Uma lógica semelhante poderia ser aplicada às hidrelétricas, usando a energia abundante durante o dia para bombear água de volta para os reservatórios. Isso ampliaria a possibilidade de usar as usinas em momentos de maior necessidade, reforçando o uso delas como grandes baterias do sistema.

Edson Silva, diretor-presidente da Jirau Energia, afirma que outros países estão mais avançados na discussão do problema, inclusive na flexibilização do uso das hidrelétricas, e que outras medidas deveriam ser colocadas em prática para frear o problema. “O que a gente deseja é que, no mínimo, haja uma mudança regulatória para que esse problema pare de crescer”, diz.

As associações das empresas afetadas defendem um teto para os cortes, além de colocar a geração distribuída no alvo das interrupções.
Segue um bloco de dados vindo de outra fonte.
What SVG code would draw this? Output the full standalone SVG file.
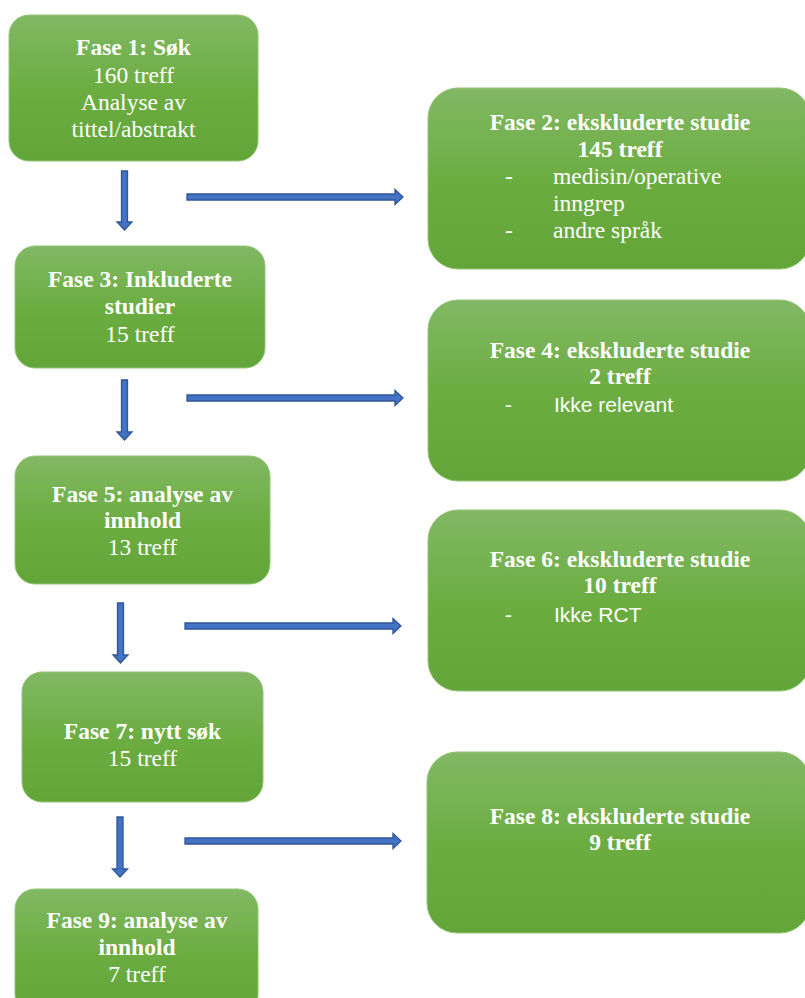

Fernando Mosna, diretor da Aneel, disse neste mês que é necessário mudar a lei 14.300, de 2022 (que fala sobre a geração distribuída), caso se queira que a agência regulamente o curtailment na GD.

Outras soluções são sugeridas nos debates, como uma maneira de incentivar o consumo quando a energia sobra, como nas manhãs e fins de semana -tanto para famílias como para empresas. Também são recomendadas iniciativas como criação de demanda por meio de data centers no Nordeste, antecipação de obras de transmissão, adoção de equipamentos mais modernos para aumentar a capacidade de transporte da energia e maior controle para a entrada de novos interessados na geração de energia.

Luiz Eduardo Barata Ferreira, presidente da Frente Nacional dos Consumidores de Energia, defende uma reforma estrutural no setor elétrico. “Nós [como país, ao longo dos anos] estimulamos a instalação de renováveis com subsídios no transporte, na transmissão e na distribuição, o que originou hoje uma sobreoferta considerável. O Ministério de Minas e Energia, ao invés de ficar fazendo MP pra cá e MP pra lá, deveria fazer um projeto amplo”, diz.